§ Extracted data:
◇ ◇ ◇ ◇ ◇ ◇ ◇
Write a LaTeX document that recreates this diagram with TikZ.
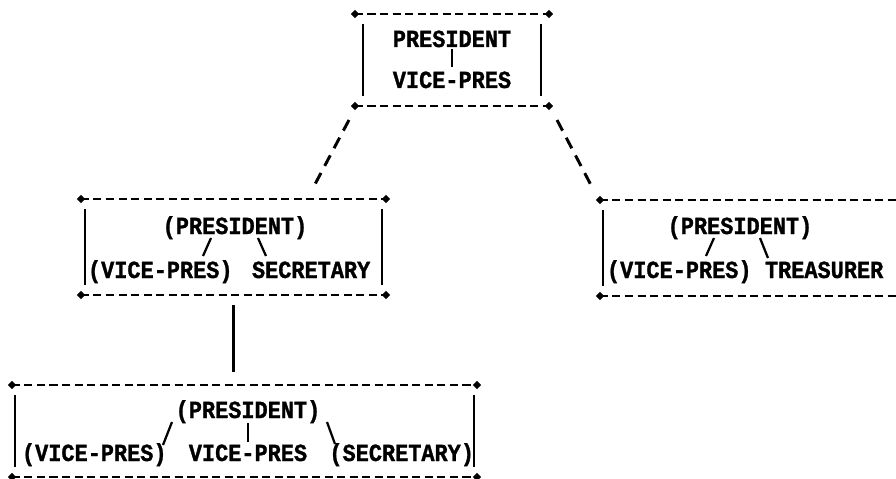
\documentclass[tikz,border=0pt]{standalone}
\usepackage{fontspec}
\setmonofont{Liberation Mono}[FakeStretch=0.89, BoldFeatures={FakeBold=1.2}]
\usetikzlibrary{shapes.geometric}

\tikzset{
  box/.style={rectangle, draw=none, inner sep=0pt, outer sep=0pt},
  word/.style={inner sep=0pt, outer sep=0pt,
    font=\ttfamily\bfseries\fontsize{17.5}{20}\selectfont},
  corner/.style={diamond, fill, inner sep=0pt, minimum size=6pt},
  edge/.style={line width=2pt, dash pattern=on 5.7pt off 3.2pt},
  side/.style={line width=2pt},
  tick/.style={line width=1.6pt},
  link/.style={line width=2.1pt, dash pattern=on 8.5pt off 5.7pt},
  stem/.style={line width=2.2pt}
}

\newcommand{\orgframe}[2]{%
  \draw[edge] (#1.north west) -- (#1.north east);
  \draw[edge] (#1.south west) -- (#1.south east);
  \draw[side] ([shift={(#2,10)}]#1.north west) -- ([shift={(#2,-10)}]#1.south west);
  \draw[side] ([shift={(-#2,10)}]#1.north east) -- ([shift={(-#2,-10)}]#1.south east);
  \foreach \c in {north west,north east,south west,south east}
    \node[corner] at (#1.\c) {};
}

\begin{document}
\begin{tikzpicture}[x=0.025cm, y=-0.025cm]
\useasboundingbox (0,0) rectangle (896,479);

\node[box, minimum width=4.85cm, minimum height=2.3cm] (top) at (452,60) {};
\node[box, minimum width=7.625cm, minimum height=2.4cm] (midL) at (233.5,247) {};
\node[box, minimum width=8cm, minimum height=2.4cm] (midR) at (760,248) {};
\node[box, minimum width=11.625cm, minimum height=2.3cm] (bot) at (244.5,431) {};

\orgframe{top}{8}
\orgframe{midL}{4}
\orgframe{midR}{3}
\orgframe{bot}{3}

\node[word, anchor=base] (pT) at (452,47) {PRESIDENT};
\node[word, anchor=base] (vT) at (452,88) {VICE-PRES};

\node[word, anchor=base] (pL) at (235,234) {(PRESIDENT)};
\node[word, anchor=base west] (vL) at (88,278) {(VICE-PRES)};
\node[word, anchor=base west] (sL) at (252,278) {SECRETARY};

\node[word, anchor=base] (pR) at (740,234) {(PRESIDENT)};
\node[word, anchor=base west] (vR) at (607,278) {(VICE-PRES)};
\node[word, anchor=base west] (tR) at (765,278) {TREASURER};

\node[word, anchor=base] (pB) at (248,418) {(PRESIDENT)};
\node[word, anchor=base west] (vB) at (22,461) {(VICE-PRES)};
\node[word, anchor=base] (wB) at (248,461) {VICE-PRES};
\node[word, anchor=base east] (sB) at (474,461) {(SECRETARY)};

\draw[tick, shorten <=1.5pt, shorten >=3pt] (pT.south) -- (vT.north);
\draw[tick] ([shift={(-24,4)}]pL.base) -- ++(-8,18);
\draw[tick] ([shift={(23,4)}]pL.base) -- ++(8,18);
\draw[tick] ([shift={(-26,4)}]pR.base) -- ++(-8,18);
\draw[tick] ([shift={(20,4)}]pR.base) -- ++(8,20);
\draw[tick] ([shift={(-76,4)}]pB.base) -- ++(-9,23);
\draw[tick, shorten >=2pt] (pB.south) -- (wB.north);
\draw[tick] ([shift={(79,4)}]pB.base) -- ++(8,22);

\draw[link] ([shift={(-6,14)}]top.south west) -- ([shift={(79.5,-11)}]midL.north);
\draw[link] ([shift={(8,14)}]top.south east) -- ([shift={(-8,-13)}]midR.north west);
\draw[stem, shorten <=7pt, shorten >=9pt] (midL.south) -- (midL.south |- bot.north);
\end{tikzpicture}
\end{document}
◇ ◇ ◇ ◇ ◇ ◇ ◇
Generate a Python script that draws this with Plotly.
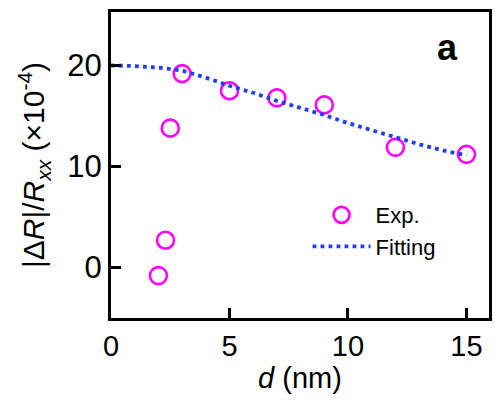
◇ ◇ ◇ ◇ ◇ ◇ ◇
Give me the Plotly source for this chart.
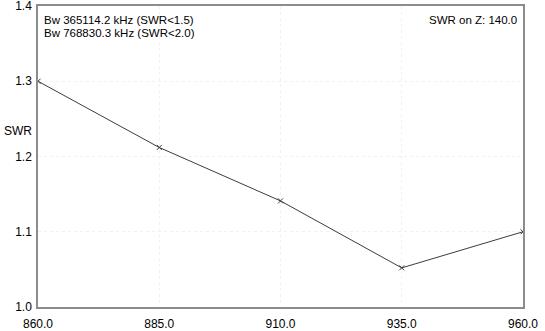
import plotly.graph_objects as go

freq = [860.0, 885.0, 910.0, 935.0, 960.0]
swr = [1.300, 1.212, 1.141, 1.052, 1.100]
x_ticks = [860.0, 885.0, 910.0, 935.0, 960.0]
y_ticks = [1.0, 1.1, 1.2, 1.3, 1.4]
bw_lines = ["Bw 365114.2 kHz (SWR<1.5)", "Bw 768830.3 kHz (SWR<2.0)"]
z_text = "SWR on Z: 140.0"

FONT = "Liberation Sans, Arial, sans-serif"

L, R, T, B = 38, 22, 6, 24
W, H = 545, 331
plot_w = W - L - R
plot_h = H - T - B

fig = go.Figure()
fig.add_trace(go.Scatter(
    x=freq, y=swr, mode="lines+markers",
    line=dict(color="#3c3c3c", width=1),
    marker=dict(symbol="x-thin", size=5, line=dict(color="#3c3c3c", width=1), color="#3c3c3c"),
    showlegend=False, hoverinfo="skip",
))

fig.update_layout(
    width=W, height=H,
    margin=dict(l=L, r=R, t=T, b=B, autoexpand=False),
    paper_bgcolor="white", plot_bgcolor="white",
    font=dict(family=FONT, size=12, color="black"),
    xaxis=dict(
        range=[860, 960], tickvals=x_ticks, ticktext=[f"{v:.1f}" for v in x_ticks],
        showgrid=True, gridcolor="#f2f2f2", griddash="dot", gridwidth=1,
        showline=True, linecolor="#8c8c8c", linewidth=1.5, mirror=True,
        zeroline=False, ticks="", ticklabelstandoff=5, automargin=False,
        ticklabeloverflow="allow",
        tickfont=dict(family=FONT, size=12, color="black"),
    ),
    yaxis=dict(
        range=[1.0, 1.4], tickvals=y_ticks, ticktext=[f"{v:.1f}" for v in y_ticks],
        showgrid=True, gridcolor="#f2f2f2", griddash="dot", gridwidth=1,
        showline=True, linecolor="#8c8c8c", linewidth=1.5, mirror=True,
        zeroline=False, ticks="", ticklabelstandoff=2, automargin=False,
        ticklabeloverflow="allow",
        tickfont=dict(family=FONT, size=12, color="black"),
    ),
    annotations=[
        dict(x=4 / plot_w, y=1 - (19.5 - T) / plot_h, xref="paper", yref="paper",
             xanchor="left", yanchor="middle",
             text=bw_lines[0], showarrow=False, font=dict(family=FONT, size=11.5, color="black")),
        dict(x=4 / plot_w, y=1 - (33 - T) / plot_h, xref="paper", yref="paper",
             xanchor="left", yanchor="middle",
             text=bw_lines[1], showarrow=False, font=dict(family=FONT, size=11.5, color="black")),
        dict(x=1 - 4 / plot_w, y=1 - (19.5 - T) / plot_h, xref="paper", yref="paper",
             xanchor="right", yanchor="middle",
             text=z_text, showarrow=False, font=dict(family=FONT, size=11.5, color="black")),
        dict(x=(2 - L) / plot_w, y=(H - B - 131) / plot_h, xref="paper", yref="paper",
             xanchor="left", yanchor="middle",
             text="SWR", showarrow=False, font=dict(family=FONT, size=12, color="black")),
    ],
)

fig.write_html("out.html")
◇ ◇ ◇ ◇ ◇ ◇ ◇
§ Work to complete: Copy exactly the stretch of lines that starts at the line holding "Give me the Plotly source for this chart." and ends at the line holding "plot_h = H - T - B". Drop the pictures.

§ Correct output:
Give me the Plotly source for this chart.
import plotly.graph_objects as go

freq = [860.0, 885.0, 910.0, 935.0, 960.0]
swr = [1.300, 1.212, 1.141, 1.052, 1.100]
x_ticks = [860.0, 885.0, 910.0, 935.0, 960.0]
y_ticks = [1.0, 1.1, 1.2, 1.3, 1.4]
bw_lines = ["Bw 365114.2 kHz (SWR<1.5)", "Bw 768830.3 kHz (SWR<2.0)"]
z_text = "SWR on Z: 140.0"

FONT = "Liberation Sans, Arial, sans-serif"

L, R, T, B = 38, 22, 6, 24
W, H = 545, 331
plot_w = W - L - R
plot_h = H - T - B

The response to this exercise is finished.